La vivi da tifoso privilegiato. E poi vedere l’atleta che dopo la vittoria viene e ti dà una pacca sulla spalla ti fa capire che il tuo lavoro viene riconosciuto. Ti ripaga. Sapete qual è una cosa molto bella? Il fatto che anche poco prima di partire, mi è successo con la Guazzini prima che vincessero il quartetto, vengono e ti chiedono se hai dieci minuti per fare un controllo. Sono loro ti cercano e questo ti fa star bene, perché senti che sei utile. Magari quello che fai non cambia nulla nel loro fisico, perché sono già pronti e allenati per vincere, però è bello il fatto che ti cerchino. E’ successo alle Olimpiadi con Ganna, Milan e Consonni. E’ successo all’ultimo mondiale, prima della finale della madison. Probabilmente è un supporto mentale in più e in quel frangente diventi un vero compagno di squadra.
Di cosa si parla quando sono sul lettino?

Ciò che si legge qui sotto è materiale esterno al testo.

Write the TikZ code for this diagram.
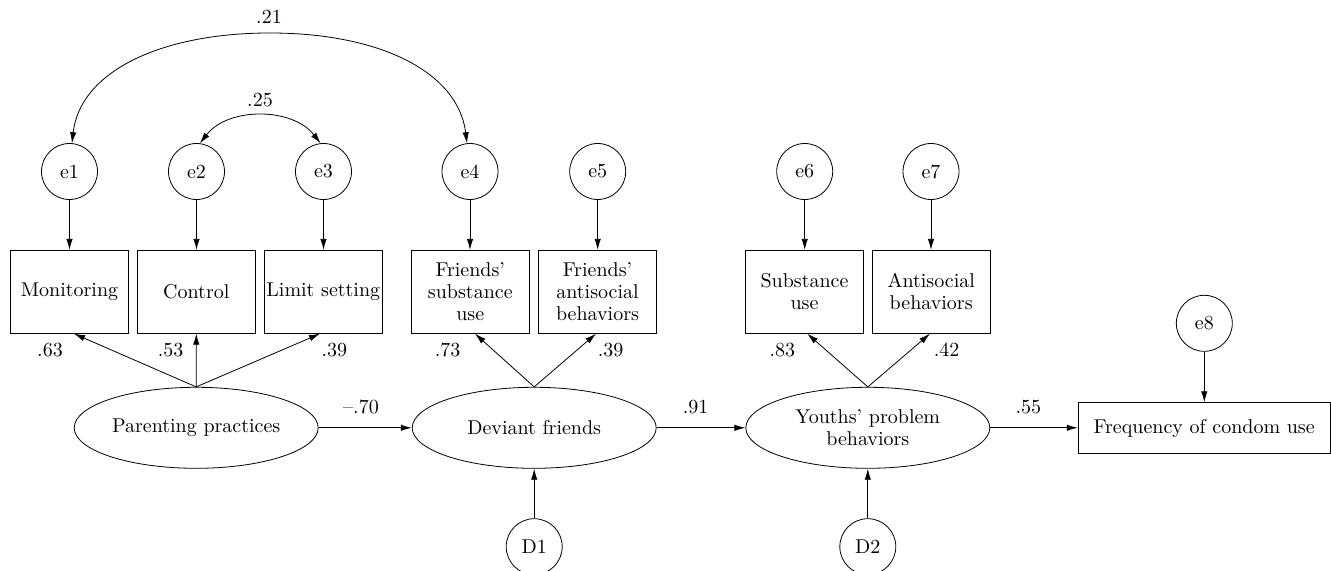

Di numeri. I giovani sono poco appassionati del ciclismo, a meno che non si parli di Pogacar. Della storia e dei grandi nomi gli interessa fino a un certo punto, mentre io mi informavo sui corridori degli anni 70 e 80. Quello che accomuna tutti quanti sono i numeri. «Ho fatto la Tre Giorni di La Panne, vedevo 450 watt e stavo lì. Stavo bene, però sapevo che dovevo stare in quel range». E se gli dici che avrebbero potuto provare ad andare via, ti rispondono di no, che altrimenti non avrebbero forze per il finale. Si basano sui numeri, questo è il ciclismo attuale.


Con Ganna, Milan e gli altri è lo stesso?
No, con Ganna si parla anche di altro. Con Pippo, Milan e Consonni si parla anche di vita personale. Si parla sì di ciclismo, ma anche di altre cose. Sono ancora giovani, ma non più giovanissimi nell’ambiente del ciclismo. Chiedono come va il lavoro. Chiedono se mi manchi la vita del corridore. Vedono che quando sono con loro, sto bene. Parliamo di tutto, mi hanno chiesto se ho già aperto il nuovo centro. Invece ci sono ragazzi più giovani che potrebbero mettersi sul lettino con la cuffia e farsi massaggiare senza dire una parola.
E’ giusto dire che la nazionale, almeno per i più grandi, sia come una famiglia?
Sì! Abbiamo un bellissimo gruppo Whatsapp in cui noi come staff rispondiamo di tanto in tanto, ma siamo tutti coinvolti. E’ nato prima di Tokyo ed è iperattivo.
Quindi capisci che Viviani abbia voluto chiudere in pista e non si sia fermato al Giro del Veneto?
Lui voleva fare l’ultimo mondiale e poi è capitata questa data. Se fosse stato a settembre, l’avrebbe comunque fatto e poi avrebbe concluso. Voleva lasciare un segno al mondiale su pista e ce l’ha fatto capire dal primo giorno che eravamo in Cile. Appena siamo arrivati, ha detto che avrebbe voluto lasciare il segno, che stava bene e aveva fatto l’impossibile per arrivarci al meglio. Non era laggiù per i saluti, ha fatto di tutto per vincere.


Ad esempio?
Ha chiesto di essere trattato nei momenti in cui doveva essere trattato. «Domani mattina no, perché devo uscire e fare quel tipo di lavoro. Meglio di pomeriggio». Gli chiedevamo se venisse al velodromo per vedere i ragazzi e più di una volta ha risposto che li avrebbe seguiti dalla camera, perché voleva fare un po’ di lavoro sul suo corpo. E’ andato per vincere. Può essere facile dirlo ora, però era come se fosse già sicuro che ci sarebbe riuscito.
Lo sai che non smetterai nemmeno questa volta, vero?
Mi mancherebbe se dovessi chiudere del tutto, per questo dico che smetterò con l’impegno che ho dato fino ad ora. Magari qualche giornata potrò farla, però già dico di no agli europei del prossimo anno, il mondiale vedremo, una Coppa del mondo per farla, però tutto l’impegno che ho avuto finora non ci sarà più. A casa ho tanto da fare, ho fatto un ampliamento importante del lavoro e devo seguirlo.
E poi comunque con Jovanotti ti sei trovato un altro atleta importante da seguire…
E’ un campione anche lui. E’ un campione nella maniera più vera, perché è attento a tutto. Adesso che ho cominciato a seguirlo un po’ di più, lo sento con una continuità incredibile, quasi tutti i giorni. I lavori, gli esercizi da fare. Ci vediamo, pianifichiamo, proviamo. E’ un grande professionista e la bici ha anche un’influenza incredibilmente positiva su di lui. La vive come passione, ma sa anche che i suoi concerti sono delle vere prestazioni atletiche e la bici è il modo migliore per prepararli. Prima lavorava con Fabrizio Borra e un giorno mi ha detto: «Guarda, c’erano anche altri, ma io sento anche sulle tue mani quello che sentivo con il coach». Perché lui lo chiamava così. E credo che detto da lui, sia davvero un bel complimento.